さらに再デビュー後、今度は”自ら”の表現を志向し深めていったため(作品「沼」など)経済状況はさらに泥沼へ。つげ義春が調布暮らしに突入したのは、水木しげるの助手になったためだったことは知られていますが、やむなくだった助手の仕事。けれどもそれが功を奏して、その翌年の30歳から、唯一の友人と伊豆や秩父、飛騨に能登へ、そしてひとりで東北の地へと、「旅」にしきりとでることができたのです。「旅」は井伏鱒二文学の影響でした(前年に白土三平のマネージャーから教えられた)。それにくわえて幼少期にあちこち転居した朧な記憶が重なっていたにちがいありません。
「海」「移動」「旅館」「宿」「冒険小説」「馴染めない集団生活」「船員への夢」「密航」、これらの言葉すべてが「旅」にまつわります。同時につげ義春少年の日々とつながる言葉です。とりわけ「旅館」「宿」「移動」は、30歳過ぎのつげ義春氏の活動と深くつながっていきます。最初に記しましたが、つげ義春少年の父はどんな職業だったか覚えておいででしょうか。そう、大島の「旅館」の板前さんでした。「旅館」とは、当然のことながら「旅」や「移動」につきものです(つげ義春氏は、ホテルやホテル街ではなく、古い旅館や宿場町、古い湯治場を好むことは周知の事実)。。
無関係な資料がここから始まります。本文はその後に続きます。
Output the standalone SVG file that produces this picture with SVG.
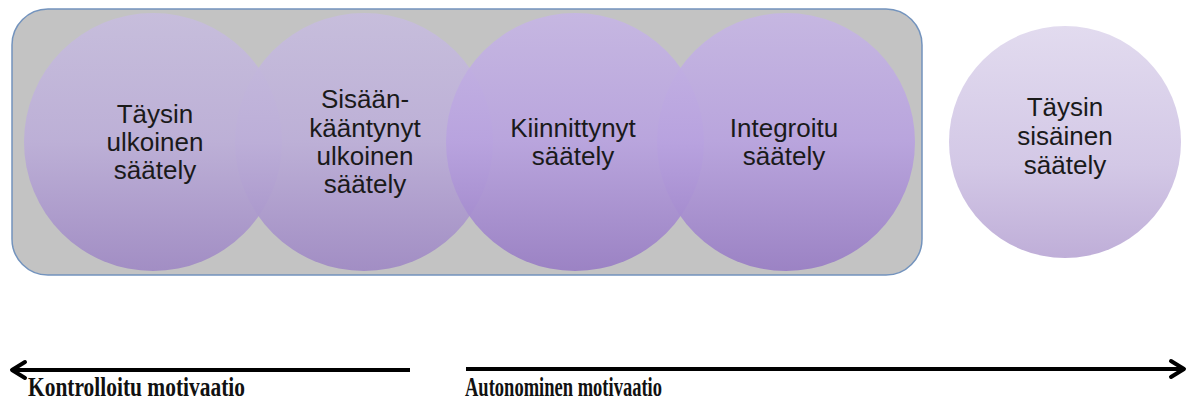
<svg xmlns="http://www.w3.org/2000/svg" width="1188" height="403" viewBox="0 0 1188 403">
<style>
.lbl{font-family:"Liberation Sans",Arial,sans-serif;font-size:26px;fill:#1a1a1a;text-anchor:middle}
.axis{font-family:"Liberation Serif","Times New Roman",serif;font-size:27px;font-weight:bold;fill:#111}
.ln{stroke:#000;stroke-width:4;fill:none}
.hd{stroke:#000;stroke-width:4;fill:none;stroke-linecap:round;stroke-linejoin:round}
</style>
<defs>
<linearGradient id="gA" x1="0" y1="0" x2="0" y2="1">
<stop offset="0" stop-color="#c7bdde"/><stop offset="0.5" stop-color="#bcaed8"/><stop offset="1" stop-color="#9f89c4"/>
</linearGradient>
<linearGradient id="gB" x1="0" y1="0" x2="0" y2="1">
<stop offset="0" stop-color="#c6b6e4"/><stop offset="0.5" stop-color="#b8a2df"/><stop offset="1" stop-color="#987dc4"/>
</linearGradient>
<linearGradient id="gC" x1="0" y1="0" x2="0" y2="1">
<stop offset="0" stop-color="#e2dbef"/><stop offset="0.6" stop-color="#d3c8e6"/><stop offset="1" stop-color="#bfaed8"/>
</linearGradient>
</defs>
<rect width="1188" height="403" fill="#fff"/>
<g id="container">
<rect x="12" y="9" width="910" height="266" rx="36" fill="#c3c3c3" stroke="#7393bd" stroke-width="1.5"/>
</g>
<g id="n1">
<circle cx="153" cy="142" r="129" fill="url(#gA)" opacity="0.92"/>
<text class="lbl" x="155" y="123">Täysin</text>
<text class="lbl" x="155" y="151">ulkoinen</text>
<text class="lbl" x="155" y="179">säätely</text>
</g>
<g id="n2">
<circle cx="364" cy="142" r="129" fill="url(#gA)" opacity="0.92"/>
<text class="lbl" x="365" y="108">Sisään-</text>
<text class="lbl" x="365" y="137">kääntynyt</text>
<text class="lbl" x="365" y="165">ulkoinen</text>
<text class="lbl" x="365" y="193">säätely</text>
</g>
<g id="n3">
<circle cx="575" cy="142" r="129" fill="url(#gB)" opacity="0.92"/>
<text class="lbl" x="573" y="137">Kiinnittynyt</text>
<text class="lbl" x="573" y="165">säätely</text>
</g>
<g id="n4">
<circle cx="786" cy="142" r="129" fill="url(#gB)" opacity="0.92"/>
<text class="lbl" x="784" y="137">Integroitu</text>
<text class="lbl" x="784" y="165">säätely</text>
</g>
<g id="n5">
<circle cx="1065" cy="142" r="116" fill="url(#gC)"/>
<text class="lbl" x="1065" y="116">Täysin</text>
<text class="lbl" x="1065" y="145">sisäinen</text>
<text class="lbl" x="1065" y="174">säätely</text>
</g>
<g id="connectors">
<line class="ln" x1="12" y1="370" x2="410" y2="370"/>
<polyline class="hd" points="25,362 12,370 25,378"/>
<line class="ln" x1="466" y1="369" x2="1184" y2="369"/>
<polyline class="hd" points="1171,361 1184,369 1171,377"/>
</g>
<g id="labels">
<text class="axis" x="28" y="396" textLength="217" lengthAdjust="spacingAndGlyphs">Kontrolloitu motivaatio</text>
<text class="axis" x="465" y="396" textLength="197" lengthAdjust="spacingAndGlyphs">Autonominen motivaatio</text>
</g>
</svg>
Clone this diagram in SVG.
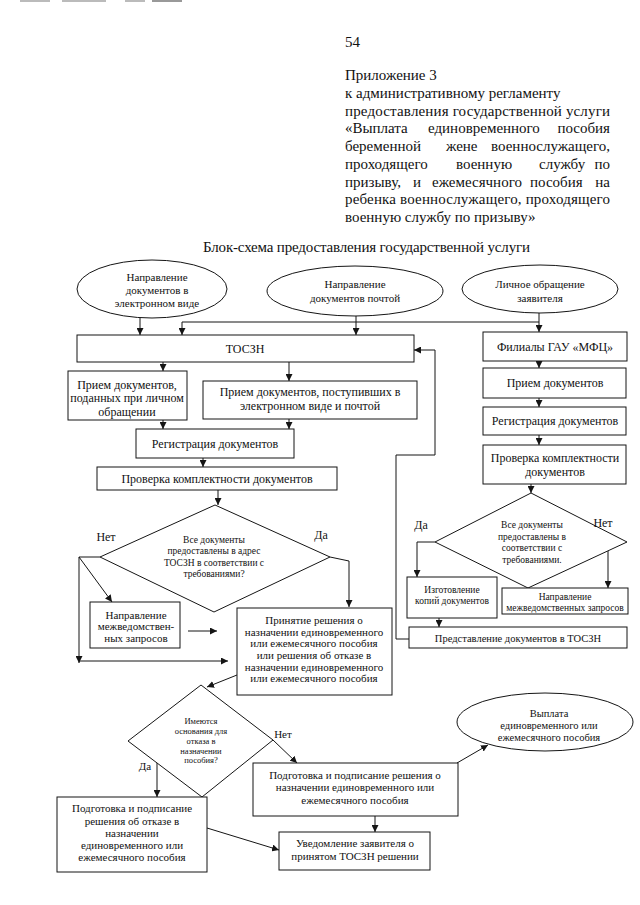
<svg xmlns="http://www.w3.org/2000/svg" width="640" height="905" viewBox="0 0 640 905" font-family="'Liberation Serif', 'DejaVu Serif', serif">
<defs>
<style>
.b{fill:#fff;stroke:#151515;stroke-width:1}
.c{fill:none;stroke:#151515;stroke-width:1}
text{font-family:'Liberation Serif','DejaVu Serif',serif;fill:#111}
.t{text-anchor:middle}
.h{font-size:15px}
.s12{font-size:12px}.s11{font-size:11px}.s105{font-size:10.5px}.s10{font-size:10px}.s9{font-size:9.5px}.s8{font-size:8.5px}
</style>
<marker id="a" markerUnits="userSpaceOnUse" markerWidth="7" markerHeight="7" refX="7" refY="3.5" orient="auto" viewBox="0 0 7 7">
<path d="M0,0 L7,3.5 L0,7 z" fill="#151515"/>
</marker>
</defs>
<rect width="640" height="905" fill="#fff"/>
<g id="scan-marks" fill="#bbb">
<rect x="20" y="0" width="30" height="2"/><rect x="62" y="0" width="44" height="2"/><rect x="125" y="0" width="20" height="2"/><rect x="152" y="0" width="30" height="2" fill="#999"/>
</g>
<g id="header">
<text class="h" x="345" y="47">54</text>
<text class="h" x="345" y="80">Приложение 3</text>
<text class="h" x="345" y="98">к административному регламенту</text>
<text class="h" x="345" y="116" textLength="265" lengthAdjust="spacing">предоставления государственной услуги</text>
<text class="h" y="133"><tspan x="345">«Выплата</tspan><tspan x="428">единовременного</tspan><tspan x="610" text-anchor="end">пособия</tspan></text>
<text class="h" y="151"><tspan x="345">беременной</tspan><tspan x="446">жене</tspan><tspan x="610" text-anchor="end">военнослужащего,</tspan></text>
<text class="h" y="169"><tspan x="345">проходящего</tspan><tspan x="456">военную</tspan><tspan x="539">службу</tspan><tspan x="610" text-anchor="end">по</tspan></text>
<text class="h" y="187"><tspan x="345">призыву,</tspan><tspan x="413">и</tspan><tspan x="432">ежемесячного</tspan><tspan x="530">пособия</tspan><tspan x="610" text-anchor="end">на</tspan></text>
<text class="h" x="345" y="204" textLength="265" lengthAdjust="spacing">ребенка военнослужащего, проходящего</text>
<text class="h" x="345" y="222">военную службу по призыву»</text>
<text class="h" x="203" y="252" textLength="327" lengthAdjust="spacing">Блок-схема предоставления государственной услуги</text>
</g>
<g id="connectors" class="c">
<path d="M140,318 V335" marker-end="url(#a)"/>
<path d="M182,322 H539"/>
<path d="M182,322 V335" marker-end="url(#a)"/>
<path d="M356,316 V335" marker-end="url(#a)"/>
<path d="M539,313 V332" marker-end="url(#a)"/>
<path d="M163,362 V371" marker-end="url(#a)"/>
<path d="M289,362 V381" marker-end="url(#a)"/>
<path d="M163,420 V429" marker-end="url(#a)"/>
<path d="M289,419 V429" marker-end="url(#a)"/>
<path d="M203,458 V467" marker-end="url(#a)"/>
<path d="M218,490 V505" marker-end="url(#a)"/>
<path d="M100,557 H79"/>
<path d="M79,557 L112,602" marker-end="url(#a)"/>
<path d="M79,557 V663" marker-end="url(#a)"/>
<path d="M79,661 H228" marker-end="url(#a)"/>
<path d="M188,631 H217" marker-end="url(#a)"/>
<path d="M330,557 L349,561 V607" marker-end="url(#a)"/>
<path d="M237,675 L207,687" marker-end="url(#a)"/>
<path d="M273,740 L297,763" marker-end="url(#a)"/>
<path d="M157,763 V797" marker-end="url(#a)"/>
<path d="M207,828 L279,850" marker-end="url(#a)"/>
<path d="M375,816 V832" marker-end="url(#a)"/>
<path d="M457,763 L488,745" marker-end="url(#a)"/>
<path d="M539,361 V368" marker-end="url(#a)"/>
<path d="M539,398 V407" marker-end="url(#a)"/>
<path d="M539,435 V445" marker-end="url(#a)"/>
<path d="M531,484 V493" marker-end="url(#a)"/>
<path d="M435,542 H417 V577" marker-end="url(#a)"/>
<path d="M608,551 V588" marker-end="url(#a)"/>
<path d="M439,618 V627" marker-end="url(#a)"/>
<path d="M409,639 H396 V455 H435 V350 H414" marker-end="url(#a)"/>
</g>
<g id="e1"><ellipse class="b" cx="152" cy="289" rx="75" ry="29"/>
<text class="t s11" x="157" y="281">Направление</text><text class="t s11" x="157" y="294">документов в</text><text class="t s11" x="157" y="307">электронном виде</text></g>
<g id="e2"><ellipse class="b" cx="355" cy="291" rx="88" ry="25"/>
<text class="t s11" x="355" y="288">Направление</text><text class="t s11" x="355" y="302">документов почтой</text></g>
<g id="e3"><ellipse class="b" cx="540" cy="289" rx="78" ry="24"/>
<text class="t s11" x="540" y="288">Личное обращение</text><text class="t s11" x="540" y="302">заявителя</text></g>
<g id="tosz"><rect class="b" x="77" y="335" width="337" height="27"/><text class="t s12" x="245" y="353">ТОСЗН</text></g>
<g id="priem1"><rect class="b" x="68" y="371" width="119" height="49"/>
<text class="t s12" x="127" y="389">Прием документов,</text><text class="t s12" x="127" y="402">поданных при личном</text><text class="t s12" x="127" y="416">обращении</text></g>
<g id="priem2"><rect class="b" x="203" y="381" width="214" height="38"/>
<text class="t s12" x="310" y="396">Прием документов, поступивших в</text><text class="t s12" x="310" y="410">электронном виде и почтой</text></g>
<g id="reg1"><rect class="b" x="136" y="429" width="158" height="29"/><text class="t s12" x="215" y="448">Регистрация документов</text></g>
<g id="prov1"><rect class="b" x="97" y="467" width="240" height="23"/><text class="t s12" x="217" y="483">Проверка комплектности документов</text></g>
<g id="d1"><polygon class="b" points="215,505 330,557 214,612 100,557"/>
<text class="t s9" x="214" y="543">Все  документы</text><text class="t s9" x="214" y="554">предоставлены в адрес</text><text class="t s9" x="214" y="566">ТОСЗН  в  соответствии с</text><text class="t s9" x="214" y="577">требованиями?</text></g>
<g id="lbl1"><text class="t s12" x="106" y="541">Нет</text><text class="t s12" x="321" y="539">Да</text></g>
<g id="mezh1"><rect class="b" x="90" y="602" width="90" height="46"/>
<text class="t s11" x="136" y="619">Направление</text><text class="t s11" x="136" y="630">межведомствен-</text><text class="t s11" x="136" y="642">ных запросов</text></g>
<g id="prin"><rect class="b" x="237" y="608" width="155" height="87"/>
<text class="t s11" x="314" y="624">Принятие решения о</text><text class="t s11" x="314" y="636">назначении единовременного</text><text class="t s11" x="314" y="647">или ежемесячного пособия</text><text class="t s11" x="314" y="659">или решения об отказе  в</text><text class="t s11" x="314" y="671">назначении единовременного</text><text class="t s11" x="314" y="682">или ежемесячного пособия</text></g>
<g id="d2"><polygon class="b" points="201,685 273,740 202,797 128,741"/>
<text class="t s8" x="201" y="724">Имеются</text><text class="t s8" x="201" y="734">основания для</text><text class="t s8" x="201" y="744">отказа в</text><text class="t s8" x="201" y="754">назначении</text><text class="t s8" x="201" y="763">пособия?</text></g>
<g id="lbl2"><text class="t s11" x="283" y="738">Нет</text><text class="t s11" x="145" y="770">Да</text></g>
<g id="podnaz"><rect class="b" x="253" y="763" width="205" height="53"/>
<text class="t s11" x="355" y="779">Подготовка и подписание решения о</text><text class="t s11" x="355" y="791">назначении единовременного или</text><text class="t s11" x="355" y="804">ежемесячного пособия</text></g>
<g id="vypl"><ellipse class="b" cx="545" cy="722" rx="88" ry="29"/>
<text class="t s105" x="549" y="717">Выплата</text><text class="t s105" x="549" y="729">единовременного или</text><text class="t s105" x="549" y="741">ежемесячного пособия</text></g>
<g id="otkaz"><rect class="b" x="57" y="797" width="150" height="75"/>
<text class="t s11" x="132" y="812">Подготовка и подписание</text><text class="t s11" x="132" y="825">решения об отказе в</text><text class="t s11" x="132" y="837">назначении</text><text class="t s11" x="132" y="849">единовременного или</text><text class="t s11" x="132" y="861">ежемесячного пособия</text></g>
<g id="uved"><rect class="b" x="279" y="832" width="151" height="38"/>
<text class="t s11" x="355" y="847">Уведомление заявителя о</text><text class="t s11" x="355" y="860">принятом ТОСЗН решении</text></g>
<g id="fil"><rect class="b" x="483" y="332" width="144" height="29"/><text class="t s12" x="555" y="351">Филиалы ГАУ «МФЦ»</text></g>
<g id="priem3"><rect class="b" x="483" y="368" width="143" height="30"/><text class="t s12" x="555" y="387">Прием документов</text></g>
<g id="reg2"><rect class="b" x="483" y="407" width="143" height="28"/><text class="t s12" x="555" y="425">Регистрация документов</text></g>
<g id="prov2"><rect class="b" x="483" y="445" width="143" height="39"/><text class="t s12" x="555" y="462">Проверка комплектности</text><text class="t s12" x="555" y="476">документов</text></g>
<g id="d3"><polygon class="b" points="531,493 627,542 528,588 435,542"/>
<text class="t s9" x="532" y="528">Все документы</text><text class="t s9" x="532" y="540">предоставлены в</text><text class="t s9" x="532" y="551">соответствии с</text><text class="t s9" x="532" y="563">требованиями.</text></g>
<g id="lbl3"><text class="t s12" x="421" y="529">Да</text><text class="t s12" x="603" y="527">Нет</text></g>
<g id="izg"><rect class="b" x="407" y="577" width="90" height="41"/><text class="t s9" x="452" y="593">Изготовление</text><text class="t s9" x="452" y="604">копий документов</text></g>
<g id="mezh2"><rect class="b" x="502" y="588" width="126" height="26"/><text class="t s9" x="565" y="600">Направление</text><text class="t s9" x="565" y="611">межведомственных запросов</text></g>
<g id="pred"><rect class="b" x="409" y="627" width="218" height="21"/><text class="t s105" x="518" y="642">Представление документов в ТОСЗН</text></g>
</svg>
最後に、つげ義春氏の奥さんは、唐十郎率いていた状況劇場(赤テント)の女優・藤原マキさんです(「腰巻お仙」のお仙や「由井正雪」の夜桜姐さんを演じていた)。11歳の時、学校を1年休学していますが、その間にアイスキャンディー売りをしたり、「芝居小屋」の雑用係をしています。芝居小屋の雑用係といっても、一般的にいっても中学に上がる前になかなかできないものです。「劇的」なる状況劇場は、自閉していたつげ義春の背中を叩いたはずです。少年時代に芝居小屋の雑用係をしていなければ、閉じてばかりいたつげ義春氏は、テントまで辿りつけなかったかもしれません。そこから2人の「旅」もはじまったわけです。